SOURCE MATERIAL.
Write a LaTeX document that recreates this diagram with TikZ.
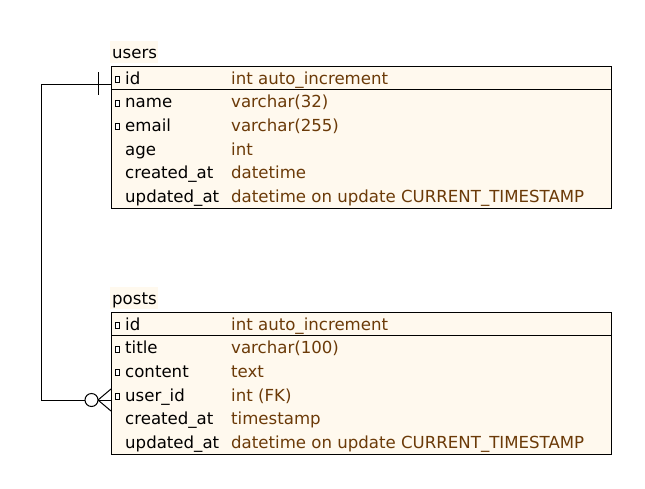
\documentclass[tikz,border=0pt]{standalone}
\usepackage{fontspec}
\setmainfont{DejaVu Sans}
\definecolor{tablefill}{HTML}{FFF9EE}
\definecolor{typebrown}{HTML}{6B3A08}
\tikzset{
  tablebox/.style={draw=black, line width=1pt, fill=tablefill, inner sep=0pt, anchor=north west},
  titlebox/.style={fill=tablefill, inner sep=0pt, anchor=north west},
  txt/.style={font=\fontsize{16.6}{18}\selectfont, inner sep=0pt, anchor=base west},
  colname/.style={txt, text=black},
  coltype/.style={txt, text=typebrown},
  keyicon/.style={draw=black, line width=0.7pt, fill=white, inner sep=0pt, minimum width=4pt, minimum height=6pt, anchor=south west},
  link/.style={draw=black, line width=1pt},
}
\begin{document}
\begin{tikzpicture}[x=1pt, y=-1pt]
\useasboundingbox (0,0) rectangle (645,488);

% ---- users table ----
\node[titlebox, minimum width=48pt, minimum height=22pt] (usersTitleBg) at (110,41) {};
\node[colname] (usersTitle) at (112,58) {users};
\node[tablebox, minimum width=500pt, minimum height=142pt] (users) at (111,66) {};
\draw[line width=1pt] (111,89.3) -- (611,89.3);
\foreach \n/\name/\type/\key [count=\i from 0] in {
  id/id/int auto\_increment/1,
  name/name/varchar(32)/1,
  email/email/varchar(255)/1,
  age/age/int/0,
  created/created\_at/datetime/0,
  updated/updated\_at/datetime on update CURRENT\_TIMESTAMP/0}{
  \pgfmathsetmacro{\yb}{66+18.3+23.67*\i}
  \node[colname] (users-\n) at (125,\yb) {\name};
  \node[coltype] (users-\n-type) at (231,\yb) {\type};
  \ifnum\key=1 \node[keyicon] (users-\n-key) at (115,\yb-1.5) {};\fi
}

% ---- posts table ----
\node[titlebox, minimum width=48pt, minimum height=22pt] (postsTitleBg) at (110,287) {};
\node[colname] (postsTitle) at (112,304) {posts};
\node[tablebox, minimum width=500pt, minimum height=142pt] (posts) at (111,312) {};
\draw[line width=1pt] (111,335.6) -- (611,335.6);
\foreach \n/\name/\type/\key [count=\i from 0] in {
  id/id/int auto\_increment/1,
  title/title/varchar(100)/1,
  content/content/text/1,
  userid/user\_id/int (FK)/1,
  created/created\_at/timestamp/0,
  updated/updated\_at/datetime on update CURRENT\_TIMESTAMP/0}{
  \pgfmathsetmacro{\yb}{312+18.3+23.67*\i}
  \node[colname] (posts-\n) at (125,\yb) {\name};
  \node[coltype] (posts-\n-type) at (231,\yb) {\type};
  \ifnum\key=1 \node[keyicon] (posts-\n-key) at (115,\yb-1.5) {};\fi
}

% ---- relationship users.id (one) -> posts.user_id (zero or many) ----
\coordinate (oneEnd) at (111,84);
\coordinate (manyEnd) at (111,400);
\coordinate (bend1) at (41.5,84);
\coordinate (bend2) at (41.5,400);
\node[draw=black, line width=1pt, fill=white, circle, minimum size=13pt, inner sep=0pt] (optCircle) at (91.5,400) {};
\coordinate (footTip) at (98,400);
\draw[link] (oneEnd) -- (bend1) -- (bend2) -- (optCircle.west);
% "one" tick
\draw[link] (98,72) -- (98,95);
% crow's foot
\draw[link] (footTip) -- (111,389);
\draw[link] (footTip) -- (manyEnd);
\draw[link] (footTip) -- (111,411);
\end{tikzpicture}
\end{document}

EXERCISE AIM.
Strip out the pictures and quote the remaining data word for word.

ANSWER TO THE TASK.
Write a LaTeX document that recreates this diagram with TikZ.
\documentclass[tikz,border=0pt]{standalone}
\usepackage{fontspec}
\setmainfont{DejaVu Sans}
\definecolor{tablefill}{HTML}{FFF9EE}
\definecolor{typebrown}{HTML}{6B3A08}
\tikzset{
  tablebox/.style={draw=black, line width=1pt, fill=tablefill, inner sep=0pt, anchor=north west},
  titlebox/.style={fill=tablefill, inner sep=0pt, anchor=north west},
  txt/.style={font=\fontsize{16.6}{18}\selectfont, inner sep=0pt, anchor=base west},
  colname/.style={txt, text=black},
  coltype/.style={txt, text=typebrown},
  keyicon/.style={draw=black, line width=0.7pt, fill=white, inner sep=0pt, minimum width=4pt, minimum height=6pt, anchor=south west},
  link/.style={draw=black, line width=1pt},
}
\begin{document}
\begin{tikzpicture}[x=1pt, y=-1pt]
\useasboundingbox (0,0) rectangle (645,488);

% ---- users table ----
\node[titlebox, minimum width=48pt, minimum height=22pt] (usersTitleBg) at (110,41) {};
\node[colname] (usersTitle) at (112,58) {users};
\node[tablebox, minimum width=500pt, minimum height=142pt] (users) at (111,66) {};
\draw[line width=1pt] (111,89.3) -- (611,89.3);
\foreach \n/\name/\type/\key [count=\i from 0] in {
  id/id/int auto\_increment/1,
  name/name/varchar(32)/1,
  email/email/varchar(255)/1,
  age/age/int/0,
  created/created\_at/datetime/0,
  updated/updated\_at/datetime on update CURRENT\_TIMESTAMP/0}{
  \pgfmathsetmacro{\yb}{66+18.3+23.67*\i}
  \node[colname] (users-\n) at (125,\yb) {\name};
  \node[coltype] (users-\n-type) at (231,\yb) {\type};
  \ifnum\key=1 \node[keyicon] (users-\n-key) at (115,\yb-1.5) {};\fi
}

% ---- posts table ----
\node[titlebox, minimum width=48pt, minimum height=22pt] (postsTitleBg) at (110,287) {};
\node[colname] (postsTitle) at (112,304) {posts};
\node[tablebox, minimum width=500pt, minimum height=142pt] (posts) at (111,312) {};
\draw[line width=1pt] (111,335.6) -- (611,335.6);
\foreach \n/\name/\type/\key [count=\i from 0] in {
  id/id/int auto\_increment/1,
  title/title/varchar(100)/1,
  content/content/text/1,
  userid/user\_id/int (FK)/1,
  created/created\_at/timestamp/0,
  updated/updated\_at/datetime on update CURRENT\_TIMESTAMP/0}{
  \pgfmathsetmacro{\yb}{312+18.3+23.67*\i}
  \node[colname] (posts-\n) at (125,\yb) {\name};
  \node[coltype] (posts-\n-type) at (231,\yb) {\type};
  \ifnum\key=1 \node[keyicon] (posts-\n-key) at (115,\yb-1.5) {};\fi
}

% ---- relationship users.id (one) -> posts.user_id (zero or many) ----
\coordinate (oneEnd) at (111,84);
\coordinate (manyEnd) at (111,400);
\coordinate (bend1) at (41.5,84);
\coordinate (bend2) at (41.5,400);
\node[draw=black, line width=1pt, fill=white, circle, minimum size=13pt, inner sep=0pt] (optCircle) at (91.5,400) {};
\coordinate (footTip) at (98,400);
\draw[link] (oneEnd) -- (bend1) -- (bend2) -- (optCircle.west);
% "one" tick
\draw[link] (98,72) -- (98,95);
% crow's foot
\draw[link] (footTip) -- (111,389);
\draw[link] (footTip) -- (manyEnd);
\draw[link] (footTip) -- (111,411);
\end{tikzpicture}
\end{document}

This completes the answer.